His detractors say his repeated remarks on the subject have already spread dangerous ideas.
“It’s irresponsible,” said Masaki Kubota, a journalist who has written about Dr. Narita. People panicking about the burdens of an aging society “might think, ‘Oh, my grandparents are the ones who are living longer,’” Mr. Kubota said, “‘and we should just get rid of them.’”
Despite a culture of deference to older generations, ideas about culling them have previously surfaced in Japan. A decade ago, Taro Aso - the finance minister at the time and now a power broker in the governing Liberal Democratic Party - suggested that old people should “hurry up and die.”

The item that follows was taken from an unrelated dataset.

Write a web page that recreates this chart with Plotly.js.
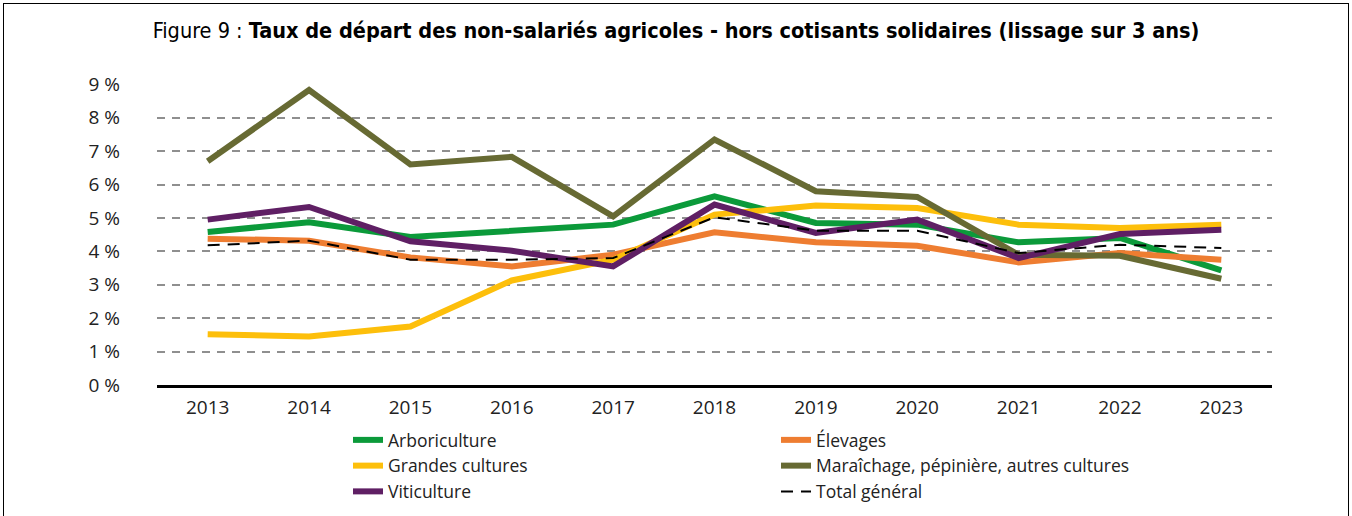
<!DOCTYPE html>
<html>
<head>
<meta charset="utf-8">
<script src="https://cdn.plot.ly/plotly-3.0.1.min.js"></script>
<style>
html,body{margin:0;padding:0;background:#fff;}
#frame{position:absolute;left:3px;top:3px;width:1346px;height:530px;border:1.5px solid #000;box-sizing:border-box;pointer-events:none;z-index:5;}
#chart{position:absolute;left:0;top:0;width:1352px;height:516px;}
</style>
</head>
<body>
<div id="chart"></div>
<div id="frame"></div>
<script>
const years = ["2013","2014","2015","2016","2017","2018","2019","2020","2021","2022","2023"];
const arboriculture = [4.58,4.87,4.43,4.62,4.80,5.65,4.85,4.80,4.27,4.40,3.43];
const elevages      = [4.38,4.32,3.82,3.55,3.90,4.57,4.27,4.17,3.67,3.95,3.75];
const grandesCultures = [1.52,1.45,1.75,3.13,3.75,5.10,5.37,5.30,4.80,4.70,4.80];
const maraichage    = [6.70,8.83,6.60,6.83,5.05,7.35,5.80,5.63,3.90,3.87,3.18];
const viticulture   = [4.95,5.33,4.30,4.02,3.55,5.40,4.55,4.95,3.80,4.52,4.65];
const totalGeneral  = [4.18,4.32,3.75,3.75,3.80,5.02,4.62,4.62,3.95,4.20,4.10];
const yTicks = [0,1,2,3,4,5,6,7,8,9];

const W = 6;
function tr(name, y, color, legend, extra) {
  return Object.assign({
    type: 'scatter', mode: 'lines', x: years, y: y, name: name,
    line: {color: color, width: W},
    legend: legend, hoverinfo: 'skip'
  }, extra || {});
}
const data = [
  tr('Arboriculture', arboriculture, '#0b9a3a', 'legend'),
  tr('Élevages', elevages, '#ee7d31', 'legend2'),
  tr('Grandes cultures', grandesCultures, '#fdbf0b', 'legend'),
  tr('Maraîchage, pépinière, autres cultures', maraichage, '#676a33', 'legend2'),
  tr('Viticulture', viticulture, '#5f1f64', 'legend'),
  tr('Total général', totalGeneral, '#000000', 'legend2', {line: {color: '#000', width: 2, dash: '12px,8px'}})
];

const fontFam = 'Open Sans, Lato, sans-serif';
const legendFont = {family: fontFam, size: 17.5, color: '#222'};
const legTop = -(422 - 385) / 301;
const layout = {
  width: 1352, height: 516,
  margin: {l: 157, r: 80, t: 84, b: 131, autoexpand: false},
  paper_bgcolor: '#fff', plot_bgcolor: '#fff',
  showlegend: true,
  title: {
    text: 'Figure 9 : <b>Taux de départ des non-salariés agricoles - hors cotisants solidaires (lissage sur 3 ans)</b>',
    font: {family: 'DejaVu Sans Condensed, Open Sans, sans-serif', size: 21.5, color: '#000'},
    x: 0.5, xref: 'container', xanchor: 'center',
    y: 1 - 30/516, yref: 'container', yanchor: 'middle'
  },
  xaxis: {
    type: 'category', range: [-0.5, 10.5],
    showgrid: false, zeroline: false,
    showline: true, linecolor: '#000', linewidth: 3,
    ticks: '', ticklabelstandoff: 3,
    tickfont: {family: fontFam, size: 19, color: '#222'},
    fixedrange: true
  },
  yaxis: {
    range: [0, 9.01], tickvals: yTicks, ticktext: yTicks.map(v => v + ' %'),
    showgrid: true, gridcolor: '#8f8f8f', gridwidth: 2, griddash: '8px,7px',
    zeroline: false, showline: false, ticks: '',
    ticklabelstandoff: 36,
    tickfont: {family: fontFam, size: 19, color: '#222'},
    fixedrange: true
  },
  legend: {
    x: (348 - 157)/1115, xanchor: 'left', y: legTop, yanchor: 'top',
    orientation: 'v', font: legendFont, bgcolor: 'rgba(0,0,0,0)',
    tracegroupgap: 0, itemwidth: 30
  },
  legend2: {
    x: (776 - 157)/1115, xanchor: 'left', y: legTop, yanchor: 'top',
    orientation: 'v', font: legendFont, bgcolor: 'rgba(0,0,0,0)',
    tracegroupgap: 0, itemwidth: 30
  }
};
Plotly.newPlot('chart', data, layout, {staticPlot: true, displayModeBar: false});
</script>
</body>
</html>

Last year, Plan 75, a dystopian movie by the Japanese filmmaker Chie Hayakawa, imagined cheerful salespeople wooing retirees into government-sponsored euthanasia. In Japanese folklore, families carry older relatives to the top of mountains or remote corners of forests and leave them to die.
Dr. Narita’s language, particularly when he has mentioned “mass suicide,” arouses historical sensitivities in a country where young men were sent to their deaths as kamikaze pilots during World War II, and Japanese soldiers ordered thousands of families in Okinawa to commit suicide rather than surrender.
Critics worry that his comments could summon the kinds of sentiments that led Japan to pass a eugenics law in 1948, under which doctors forcibly sterilized thousands of people with intellectual disabilities, mental illness, or genetic disorders. In 2016, a man who believed those with disabilities should be euthanized murdered 19 people at a care home outside Tokyo.
Shocking or not, some lawmakers say Dr. Narita’s ideas are opening the door to much-needed political conversations about pension reform and changes to social welfare. “There is criticism that older people are receiving too much pension money and the young people are supporting all the old people, even those who are wealthy,” said Shun Otokita, 39, a member of the upper house of Parliament with Nippon Ishin no Kai, a right-leaning political Party.
But detractors say Dr. Narita highlights the burdens of an aging population without suggesting realistic policies that could alleviate some of the pressures.
In broaching euthanasia, Dr. Narita has spoken publicly of his mother, who had an aneurysm when he was 19. In an interview with a website where families can search for nursing homes, Dr. Narita described how even with insurance and government financing, his mother’s care cost him 100,000 yen - or about $760 - a month.
Some surveys in Japan have indicated that a majority of the public supports legalizing voluntary euthanasia. But Mr. Narita’s reference to a mandatory practice spooks ethicists. Currently, every country that has legalized the practice only “allows it if the person wants it him/herself,” said Fumika Yamamoto, a professor of philosophy at Tokyo City University.
In his emailed responses, Dr. Narita said that “euthanasia (either voluntary or involuntary) is a complex, nuanced issue.”
“I am not advocating its introduction,” he added. “I predict it to be more broadly discussed.”
At Yale, Dr. Narita sticks to courses on probability, statistics, econometrics, and education and labor economics.
Josh Angrist, who has won the Nobel in economic science and was one of Dr. Narita’s doctoral supervisors at the Massachusetts Institute of Technology, said his former student was a “talented scholar” with an “offbeat sense of humor.”
“I would like to see Yusuke continue a very promising career as a scholar,” Dr. Angrist said. “My main concern in a case like his is that he’s being distracted by other things, and that’s kind of a shame.”